St. Louis is blessed with a formidable collection of museums that elucidate everything from the St. Louis Cardinals to the U.S. economy. Five of them may fly under your radar, but are nevertheless richly deserving of a visit.
The American Kennel Club Museum of the Dog caters to both dog and art lovers with a brilliant collection of paintings, drawings and sculpture depicting man's best friend throughout the ages, including masterpieces by Edwin Landseer, Maud Earl and James Ward. Set in picturesque Queeny Park, the museum is housed in a spacious 14,000 sq. ft. facility which includes the historic Jarville House (1853). Refusing to rest on its laurels, the museum continues to seek and collect work by the finest contemporary artists who focus on dogs.
The Thomas Sappington House (1808), believed to be the oldest brick residence in St. Louis County, offers a fascinating glimpse into early St. Louis and the lives of the influential Sappington family. This National Historic Landmark, built with slave labor, has been meticulously restored and renovated and is part of a larger complex that includes the Library of Americana and The Barn Restaurant.
Washington University's extraordinary art collection (much of it, anyway) is on display at the Mildred Lane Kemper Art Museum on the campus near the intersection of Forsyth and Skinker boulevards. Downstairs galleries are usually devoted to special exhibits while upstairs galleries often house themed shows built from the outstanding permanent collection.

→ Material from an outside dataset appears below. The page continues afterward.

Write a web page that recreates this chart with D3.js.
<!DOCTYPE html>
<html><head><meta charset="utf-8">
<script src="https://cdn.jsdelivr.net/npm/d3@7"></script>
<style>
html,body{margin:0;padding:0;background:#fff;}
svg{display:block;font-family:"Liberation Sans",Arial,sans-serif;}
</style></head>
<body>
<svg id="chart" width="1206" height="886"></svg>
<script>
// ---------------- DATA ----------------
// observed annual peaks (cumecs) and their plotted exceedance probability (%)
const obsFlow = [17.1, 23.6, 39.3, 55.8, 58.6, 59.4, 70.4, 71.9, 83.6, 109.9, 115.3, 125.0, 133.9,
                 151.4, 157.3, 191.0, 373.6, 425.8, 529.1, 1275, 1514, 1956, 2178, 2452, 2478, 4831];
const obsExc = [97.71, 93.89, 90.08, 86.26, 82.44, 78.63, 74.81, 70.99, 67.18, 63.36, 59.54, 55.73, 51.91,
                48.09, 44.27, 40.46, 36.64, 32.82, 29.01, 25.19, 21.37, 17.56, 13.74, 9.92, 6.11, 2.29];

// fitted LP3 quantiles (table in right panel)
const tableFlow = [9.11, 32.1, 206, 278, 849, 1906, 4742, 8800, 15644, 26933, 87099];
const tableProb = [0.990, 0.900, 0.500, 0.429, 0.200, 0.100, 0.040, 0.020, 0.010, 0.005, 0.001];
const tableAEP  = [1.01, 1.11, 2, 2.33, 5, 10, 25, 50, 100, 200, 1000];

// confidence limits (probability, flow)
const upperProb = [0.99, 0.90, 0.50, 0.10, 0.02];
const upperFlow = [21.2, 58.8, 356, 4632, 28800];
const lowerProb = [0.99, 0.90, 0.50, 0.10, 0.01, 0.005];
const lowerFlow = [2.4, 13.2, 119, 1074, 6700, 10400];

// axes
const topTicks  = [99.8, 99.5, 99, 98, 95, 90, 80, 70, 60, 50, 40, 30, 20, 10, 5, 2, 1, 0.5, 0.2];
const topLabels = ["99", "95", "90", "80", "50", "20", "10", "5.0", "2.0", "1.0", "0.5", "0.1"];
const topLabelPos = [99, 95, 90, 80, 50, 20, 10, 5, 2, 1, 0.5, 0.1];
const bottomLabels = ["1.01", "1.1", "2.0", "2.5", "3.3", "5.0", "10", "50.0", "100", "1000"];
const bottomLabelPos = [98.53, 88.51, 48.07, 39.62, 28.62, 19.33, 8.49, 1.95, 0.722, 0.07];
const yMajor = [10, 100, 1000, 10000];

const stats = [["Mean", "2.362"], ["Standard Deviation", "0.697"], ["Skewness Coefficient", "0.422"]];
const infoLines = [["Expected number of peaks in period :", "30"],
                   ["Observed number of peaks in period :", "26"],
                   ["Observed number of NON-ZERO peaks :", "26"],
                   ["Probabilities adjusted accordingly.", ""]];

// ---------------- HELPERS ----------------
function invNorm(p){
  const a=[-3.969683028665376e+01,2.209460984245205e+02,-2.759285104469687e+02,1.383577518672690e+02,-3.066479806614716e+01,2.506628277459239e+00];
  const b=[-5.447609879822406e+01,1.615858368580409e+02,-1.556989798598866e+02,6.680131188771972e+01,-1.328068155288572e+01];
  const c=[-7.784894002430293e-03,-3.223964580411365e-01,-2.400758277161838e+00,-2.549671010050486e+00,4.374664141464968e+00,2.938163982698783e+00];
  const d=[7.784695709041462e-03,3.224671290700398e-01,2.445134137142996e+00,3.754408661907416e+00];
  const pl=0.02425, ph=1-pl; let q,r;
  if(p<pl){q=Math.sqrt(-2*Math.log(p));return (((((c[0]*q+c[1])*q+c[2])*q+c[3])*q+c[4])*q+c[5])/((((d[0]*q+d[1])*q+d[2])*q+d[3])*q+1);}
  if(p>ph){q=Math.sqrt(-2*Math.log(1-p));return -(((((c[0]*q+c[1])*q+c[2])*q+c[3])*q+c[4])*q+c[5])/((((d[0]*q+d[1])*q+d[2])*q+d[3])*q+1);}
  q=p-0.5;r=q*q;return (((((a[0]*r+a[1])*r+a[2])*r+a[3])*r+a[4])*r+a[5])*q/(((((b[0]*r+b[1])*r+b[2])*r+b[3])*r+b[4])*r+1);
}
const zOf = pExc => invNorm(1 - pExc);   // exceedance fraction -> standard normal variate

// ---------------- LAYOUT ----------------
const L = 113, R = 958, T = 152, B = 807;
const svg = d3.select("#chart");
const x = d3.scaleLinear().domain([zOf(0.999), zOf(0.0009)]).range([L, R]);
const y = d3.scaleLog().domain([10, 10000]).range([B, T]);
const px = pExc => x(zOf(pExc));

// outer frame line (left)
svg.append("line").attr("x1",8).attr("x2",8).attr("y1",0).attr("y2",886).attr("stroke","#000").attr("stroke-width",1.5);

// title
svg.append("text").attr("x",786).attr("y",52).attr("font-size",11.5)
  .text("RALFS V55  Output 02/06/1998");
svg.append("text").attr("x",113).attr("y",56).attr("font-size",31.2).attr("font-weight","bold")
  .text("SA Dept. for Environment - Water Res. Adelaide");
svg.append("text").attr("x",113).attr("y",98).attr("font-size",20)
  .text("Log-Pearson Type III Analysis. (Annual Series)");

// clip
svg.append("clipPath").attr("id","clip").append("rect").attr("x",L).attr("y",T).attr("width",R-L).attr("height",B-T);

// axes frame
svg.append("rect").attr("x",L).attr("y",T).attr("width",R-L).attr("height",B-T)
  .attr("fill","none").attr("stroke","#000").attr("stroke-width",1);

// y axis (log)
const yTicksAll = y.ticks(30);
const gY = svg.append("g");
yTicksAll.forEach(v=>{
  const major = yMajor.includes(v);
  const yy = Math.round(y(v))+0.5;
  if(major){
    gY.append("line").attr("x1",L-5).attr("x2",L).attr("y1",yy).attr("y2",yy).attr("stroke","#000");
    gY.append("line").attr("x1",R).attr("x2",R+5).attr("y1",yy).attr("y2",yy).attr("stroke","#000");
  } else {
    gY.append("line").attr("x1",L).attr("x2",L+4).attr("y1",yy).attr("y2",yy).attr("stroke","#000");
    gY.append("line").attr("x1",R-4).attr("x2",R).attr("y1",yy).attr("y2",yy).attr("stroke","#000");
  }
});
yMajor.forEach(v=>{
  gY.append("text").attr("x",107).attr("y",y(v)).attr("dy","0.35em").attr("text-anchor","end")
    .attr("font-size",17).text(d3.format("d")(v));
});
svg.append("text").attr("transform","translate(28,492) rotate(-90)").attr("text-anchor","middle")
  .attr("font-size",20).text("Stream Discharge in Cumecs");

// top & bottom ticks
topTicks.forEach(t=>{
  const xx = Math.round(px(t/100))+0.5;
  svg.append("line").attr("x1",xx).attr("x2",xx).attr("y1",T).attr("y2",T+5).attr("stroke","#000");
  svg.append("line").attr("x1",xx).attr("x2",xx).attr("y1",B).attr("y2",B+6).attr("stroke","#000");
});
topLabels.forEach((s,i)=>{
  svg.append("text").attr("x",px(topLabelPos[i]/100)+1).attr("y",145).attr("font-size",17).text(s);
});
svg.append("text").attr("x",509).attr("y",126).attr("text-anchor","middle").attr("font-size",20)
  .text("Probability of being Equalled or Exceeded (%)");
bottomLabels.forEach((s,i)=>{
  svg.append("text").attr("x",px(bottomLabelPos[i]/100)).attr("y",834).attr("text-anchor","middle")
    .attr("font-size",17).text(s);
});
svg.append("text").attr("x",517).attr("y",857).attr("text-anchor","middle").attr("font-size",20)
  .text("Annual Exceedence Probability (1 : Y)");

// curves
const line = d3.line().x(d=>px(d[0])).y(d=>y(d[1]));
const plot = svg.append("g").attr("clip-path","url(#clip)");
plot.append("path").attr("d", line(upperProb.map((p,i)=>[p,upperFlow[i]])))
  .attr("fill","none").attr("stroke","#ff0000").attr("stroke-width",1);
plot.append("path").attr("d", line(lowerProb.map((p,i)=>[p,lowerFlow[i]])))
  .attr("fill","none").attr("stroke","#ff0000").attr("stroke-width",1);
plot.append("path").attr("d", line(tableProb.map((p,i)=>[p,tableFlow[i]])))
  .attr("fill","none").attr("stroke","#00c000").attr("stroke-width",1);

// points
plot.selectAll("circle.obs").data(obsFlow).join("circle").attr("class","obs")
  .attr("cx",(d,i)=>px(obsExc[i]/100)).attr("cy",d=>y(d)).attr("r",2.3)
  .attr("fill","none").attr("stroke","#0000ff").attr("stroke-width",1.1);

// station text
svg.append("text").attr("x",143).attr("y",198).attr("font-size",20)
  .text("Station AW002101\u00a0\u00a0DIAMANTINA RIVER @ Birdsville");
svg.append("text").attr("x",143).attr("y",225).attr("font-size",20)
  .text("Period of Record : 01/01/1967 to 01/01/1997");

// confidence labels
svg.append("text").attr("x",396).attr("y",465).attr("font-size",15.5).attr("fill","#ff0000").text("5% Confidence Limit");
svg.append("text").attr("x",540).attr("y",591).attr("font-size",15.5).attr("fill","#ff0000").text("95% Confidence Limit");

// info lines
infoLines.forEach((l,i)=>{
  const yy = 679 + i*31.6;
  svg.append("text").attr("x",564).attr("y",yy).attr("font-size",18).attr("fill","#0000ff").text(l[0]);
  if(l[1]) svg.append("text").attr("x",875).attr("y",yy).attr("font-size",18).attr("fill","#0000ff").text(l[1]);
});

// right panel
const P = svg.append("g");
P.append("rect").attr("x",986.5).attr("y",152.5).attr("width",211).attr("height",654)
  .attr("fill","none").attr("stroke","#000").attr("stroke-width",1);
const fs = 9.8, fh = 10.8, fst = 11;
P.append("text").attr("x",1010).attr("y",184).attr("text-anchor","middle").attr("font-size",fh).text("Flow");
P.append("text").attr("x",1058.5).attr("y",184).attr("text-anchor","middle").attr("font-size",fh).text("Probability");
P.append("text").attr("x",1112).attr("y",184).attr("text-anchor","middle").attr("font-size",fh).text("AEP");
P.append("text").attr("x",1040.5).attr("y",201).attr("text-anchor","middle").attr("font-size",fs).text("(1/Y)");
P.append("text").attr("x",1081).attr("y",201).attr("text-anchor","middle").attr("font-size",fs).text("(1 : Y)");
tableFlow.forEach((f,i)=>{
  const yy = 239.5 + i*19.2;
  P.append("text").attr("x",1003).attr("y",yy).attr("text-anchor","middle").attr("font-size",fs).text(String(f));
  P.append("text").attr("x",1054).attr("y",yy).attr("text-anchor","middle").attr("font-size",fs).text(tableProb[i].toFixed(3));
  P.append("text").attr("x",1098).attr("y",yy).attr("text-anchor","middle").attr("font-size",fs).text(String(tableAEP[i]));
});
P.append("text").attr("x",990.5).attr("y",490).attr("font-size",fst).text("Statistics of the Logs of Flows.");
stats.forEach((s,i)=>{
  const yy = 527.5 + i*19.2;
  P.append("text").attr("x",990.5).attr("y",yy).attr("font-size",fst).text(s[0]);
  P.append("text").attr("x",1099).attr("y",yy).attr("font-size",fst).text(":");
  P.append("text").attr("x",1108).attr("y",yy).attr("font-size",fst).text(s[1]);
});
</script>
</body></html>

The unthinkable persecution and extermination of Jews by the Nazi regime before and during World War II remains one of the greatest crimes in recorded history, one which must never be forgotten. The Holocaust Museum and Learning Center not only helps preserve that horrific memory through a chronicle of Jewish life in Europe, artifacts of St. Louis survivors, a monthly film series, public lectures, an oral history project and a film library, but seeks to find ways to prevent future atrocities with its interactive exhibit, "Change Begins with Me: Confronting Hate, Discrimination and Ethnic Conflict." Despite its grim subject, this superbly designed museum delivers a surprisingly optimistic message.

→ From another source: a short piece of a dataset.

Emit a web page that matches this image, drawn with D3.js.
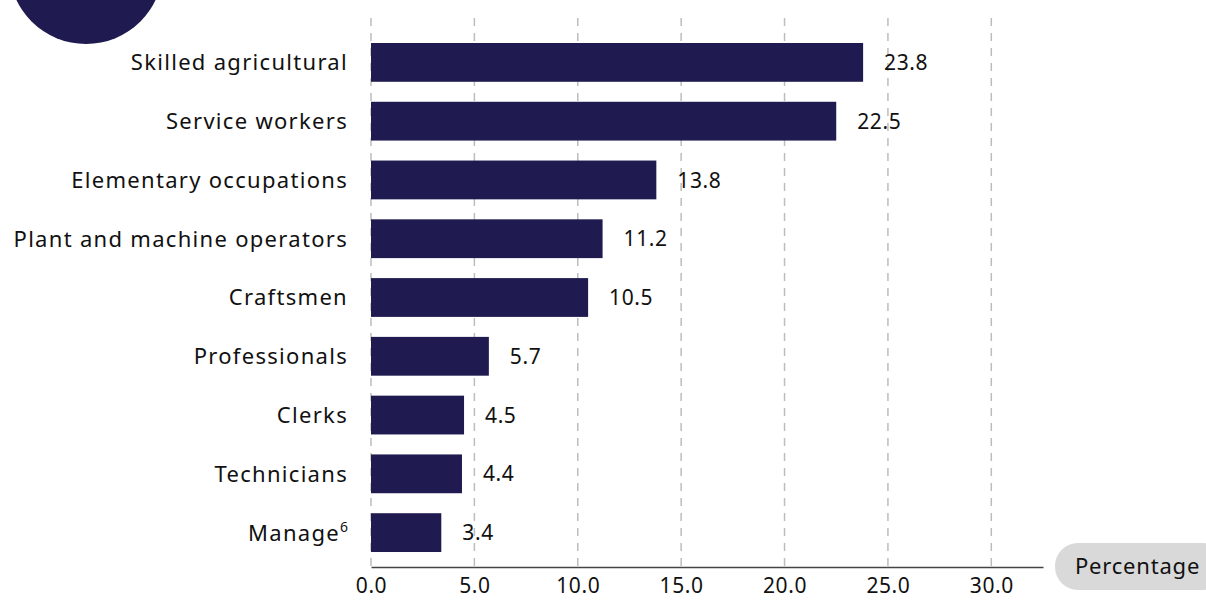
<!DOCTYPE html>
<html><head><meta charset="utf-8">
<script src="https://cdn.jsdelivr.net/npm/d3@7"></script>
<style>body{margin:0;background:#fff}svg{display:block}text{font-family:"Noto Sans",sans-serif;fill:#111}</style>
</head><body>
<svg id="c" width="1206" height="601"></svg>
<script>
const categories = ["Skilled agricultural","Service workers","Elementary occupations","Plant and machine operators","Craftsmen","Professionals","Clerks","Technicians","Manage"];
const values = [23.8,22.5,13.8,11.2,10.5,5.7,4.5,4.4,3.4];
const tickValues = [0,5,10,15,20,25,30];
const axisTitle = "Percentage";

const svg = d3.select("#c");
const navy = "#1f1a4f";
const x = d3.scaleLinear().domain([0,32.5]).range([371,1043]);
const y = d3.scaleBand().domain(categories).range([33,562]).paddingInner(0.34).paddingOuter(0.17);

svg.append("circle").attr("cx",86).attr("cy",-33).attr("r",77).attr("fill",navy);

svg.append("g").selectAll("line").data(tickValues).join("line")
  .attr("x1",d=>x(d)).attr("x2",d=>x(d)).attr("y1",18).attr("y2",567)
  .attr("stroke","#bdbdbd").attr("stroke-width",1.5).attr("stroke-dasharray","8,7");

svg.append("g").selectAll("rect").data(values).join("rect")
  .attr("x",x(0)).attr("y",(d,i)=>y(categories[i]))
  .attr("width",d=>x(d)-x(0)).attr("height",y.bandwidth()).attr("fill",navy);

svg.append("g").selectAll("text").data(values).join("text")
  .attr("x",d=>x(d)+21).attr("y",(d,i)=>y(categories[i])+y.bandwidth()/2)
  .attr("dy","0.36em").attr("font-size",21).attr("letter-spacing",0.6).text(d=>d.toFixed(1));

const cl = svg.append("g").selectAll("text").data(categories).join("text")
  .attr("x",348).attr("y",d=>y(d)+y.bandwidth()/2).attr("dy","0.36em")
  .attr("text-anchor","end").attr("font-size",22).attr("letter-spacing",1.3);
cl.each(function(d){
  const t=d3.select(this);
  if(d==="Manage"){ t.text("Manage"); t.append("tspan").attr("dy","-0.6em").attr("font-size",14).attr("letter-spacing",0).text("6"); }
  else t.text(d);
});

const ax = svg.append("g").attr("transform","translate(0,567)")
  .call(d3.axisBottom(x).tickValues(tickValues).tickFormat(d3.format(".1f")).tickSize(0).tickPadding(11));
ax.select(".domain").attr("stroke","#444").attr("stroke-width",1.5);
ax.selectAll("text").attr("font-size",21).attr("letter-spacing",0.6).attr("font-family","Noto Sans").attr("fill","#111");

svg.append("rect").attr("x",1055).attr("y",543).attr("width",170).attr("height",47).attr("rx",23).attr("fill","#d9d9d9");
svg.append("text").attr("x",1075).attr("y",566).attr("dy","0.36em").attr("font-size",22).attr("letter-spacing",0.8).text(axisTitle);
</script>
</body></html>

If you think modern religious art is confined to greeting cards and stained glass windows, the Museum of Contemporary Religious Art (MOCRA) has a news flash for you: it's not. Housed in a former chapel on the Saint Louis University campus (a Jesuit institution), MOCRA is the world's first museum of interfaith contemporary art, representing a wide spectrum of faith traditions, including the non-traditional, and seeks to be a center for inclusion, healing and reconciliation. The museum's extraordinary history of exhibits (over 20 years) has included work by Georges Rouault, Oskar Fischinger, Andy Warhol, Bernard Maisner, DoDo Jin Ming, Tobi Kahn, Patrick Graham, Miao Xiaochun and Rebecca Niederlander. Always a pleasant surprise, MOCRA's expertly curated shows never fail to inspire meditation on the sublime.
Who understands the economy? One could argue that the Federal Reserve does and point to its Inside the Economy Museum as proof. The free, award-winning museum in downtown's Federal Reserve immerses visitors in a one-of-a-kind experience that explains the economy and everyone's role in it in a fun and interactive way through nearly 100 displays, games, sculptures and videos. Way more entertaining than anybody has a right to expect.